I want to add another head to a VisionEncoderDecoder Model namely the model Donut but when i do so the second doesn’t seem to learn anything (the loss is barely decreasing). Additionally i can’t use the generate function with two heads.
So, is there a tutorial or does someone have a notebook or a hint that can help me make such modifications ?

when you create the model it has w=two components one is th eimage part and the other the LLM … so you can use the donut model for this part : then save the model as pretrained : (convert to fp16 first) then you can treat it like a fresh model and train it !::

I also did a simular project to this : it worked fine ! problem was that the GGUF could not be made !!! as it is not a compatible model : so it will need to run as weights!

Thank you for your answer !
So , You are advising me to save my model after adding the second head and reimport it and then to train it.

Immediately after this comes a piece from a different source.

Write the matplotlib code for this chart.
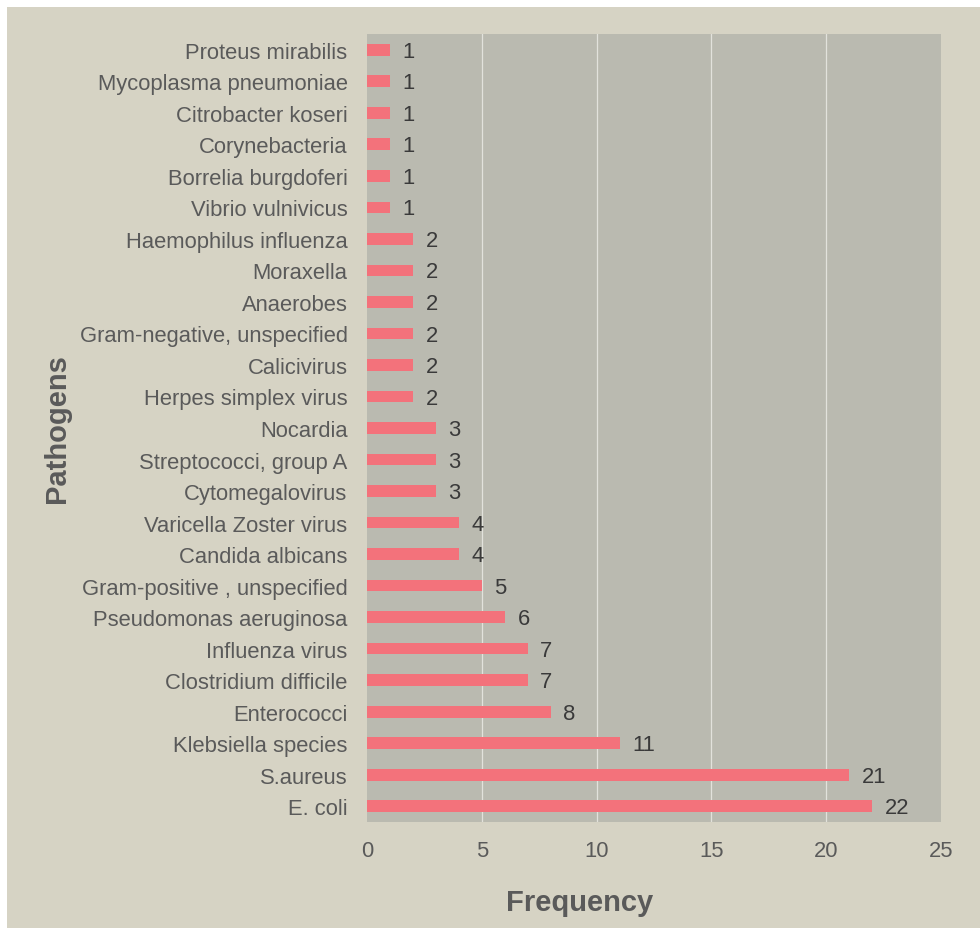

Did I get it right?

yes as the memory in colab times you out and can disconnet the runtime ??

later i made a mistral with less layers (ie 1b but training was taking too long) … so : its probably right to add a fully trained model despite the size of the model LeroyDyer/Mixtral_AI_MiniTronVision this was a model i used the small brain on !
LeroyDyer/Mixtral_AI_MiniTronSpeech << the speech version :slight_smile:

one is a vision encoderDecoder and the other a Speech Encoder Decoder :slight_smile:

Vmodel = VisionEncoderDecoderModel.from_encoder_decoder_pretrained( "google/vit-base-patch16-224-in21k", "LeroyDyer/Mixtral_AI_Tiny" ) _Encoder_ImageProcessor = Vmodel.encoder _Decoder_ImageTokenizer = Vmodel.decoder _VisionEncoderDecoderModel = Vmodel



Add Pad tokems
LM_MODEL.VisionEncoderDecoder = _VisionEncoderDecoderModel

Add Sub Components
LM_MODEL.Encoder_ImageProcessor = _Encoder_ImageProcessor LM_MODEL.Decoder_ImageTokenizer = _Decoder_ImageTokenizer LM_MODEL

at that point is convert to fp16 and save to pretrained!

but really it should be one shot trained ! so you need to have a training ready for this model before saving if … you have the gpu(s) and Memeory :slight_smile:
but when you do the instance of the model in the begining it takes upto 35 gig GPU! hence trail and error !
so after this you still need to have at least 5-10gb memeory to run a training ! as the models are in memeory ! << Issue!
so I offloaded the model to disk (pretrained and suffered the loss of first pass) … but after SFT training is still fine ! it just takes a litlle longer : hence tiny datsets to begin training random models! until over fit to the dataset : enabling for the first task to embedd into the model :slight_smile:
on the next training you can begin hopefull converging much quicker !
models do not converge instantly they need many sample and many epochs: (best to use small dataset of 1k) and have a few different ones ready ! so once the first is overfit go to the second and you will se how far away it is!!!
so repeat untill in begins converging quicker then you can train the model properly (also keep messing wiht the lora config so you can get random parameters to tune !